La Revolución americana fue positiva en muchos aspectos en el avance de cierto sistema democrático y de algunos derechos individuales. Pero también fue altamente hipócrita por considerar a los negros e indios humanos incompletos, no sujetos de derechos, lo cual invalidaba cualquier definición de República libre y democrática. Pero luego se hicieron varios progresos, desde la era Lincoln hasta los movimientos civiles de los años 60s, pasando por la lucha de los trabajadores en los siglos XIX y XX.
Pero Estados Unidos nunca dejó de alimentarse de mitos, como cualquier otra gran nación y cualquier otro gran imperio a lo largo de la historia. Dos de sus mitos fundamentales fueron la libertad y la democracia, a tal extremo que nunca se cuestionó el sistema de elección presidencial por electores, una obvia herencia de la sociedad esclavista del siglo XVIII y XIX. El sistema no fue diseñado, como se dijo, para prevenir la llegada de un demagogo irresponsable al gobierno (Donald Trump sería una demostración por el absurdo del anacronismo de dicha pretensión) sino para evitar que los estados esclavistas del sur perdiesen todas las elecciones, ya que, aunque se contaba el numero de los negros que no votaban para elegir electores blancos, aun así su población era minoritaria en comparación a los estados del noreste, con una fuerte tradición antiesclavista.

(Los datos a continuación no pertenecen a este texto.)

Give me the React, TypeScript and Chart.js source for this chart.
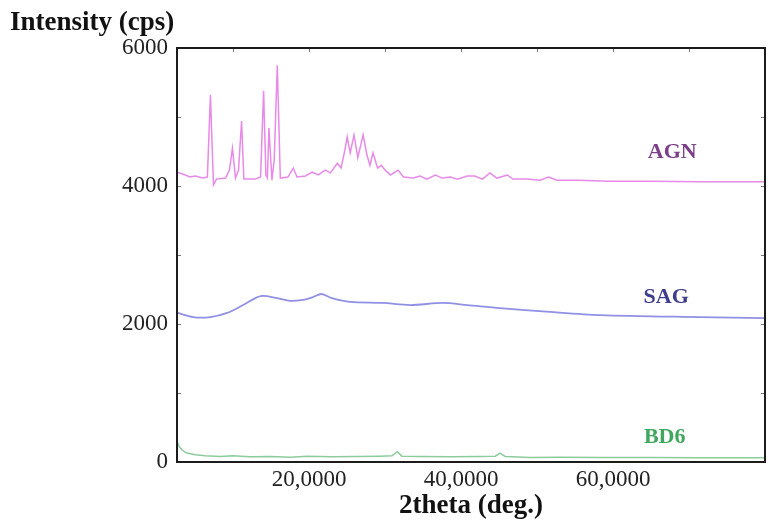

De ahí en más, los cuestionamientos al sistema han sido silenciados por las narraciones mitológicas que exacerbaban las virtudes del Campeón de la democracia y Líder de los países libres, al extremo de eliminar de la memoria colectiva la larga lista de dictaduras que la nación líder del mundo libre había promovido alrededor del mundo, al extremo de que su población asume, de forma automática, que su ejército es el responsable de «mantener la libertad de la nación» y nunca de «invadir países pequeños para defender los intereses de los grades negocios privados».
Entonces, cuando el antiguo gran enemigo y todavía responsable de promover el autoritarismo, Rusia, interviene en uno de sus mitos nacionales, la respuesta es una pasividad negacioncita, algo más allá del «efecto espectador»: la repetida lectura social del teleprompter. No hay memoria, no hay experiencia de una tradición crítica de un sistema, de una democracia incuestionable, ergo el hecho inconcebible, inadmisible, no existe. A tal punto que aun cuando las agencias de inteligencia (entre ellas la CIA) abiertamente afirman que la intervención rusa ha existido, la indignación y las manifestaciones populares brillan por su ausencia. La narrativa social continúa siendo dictada por el teleprompter de la historia.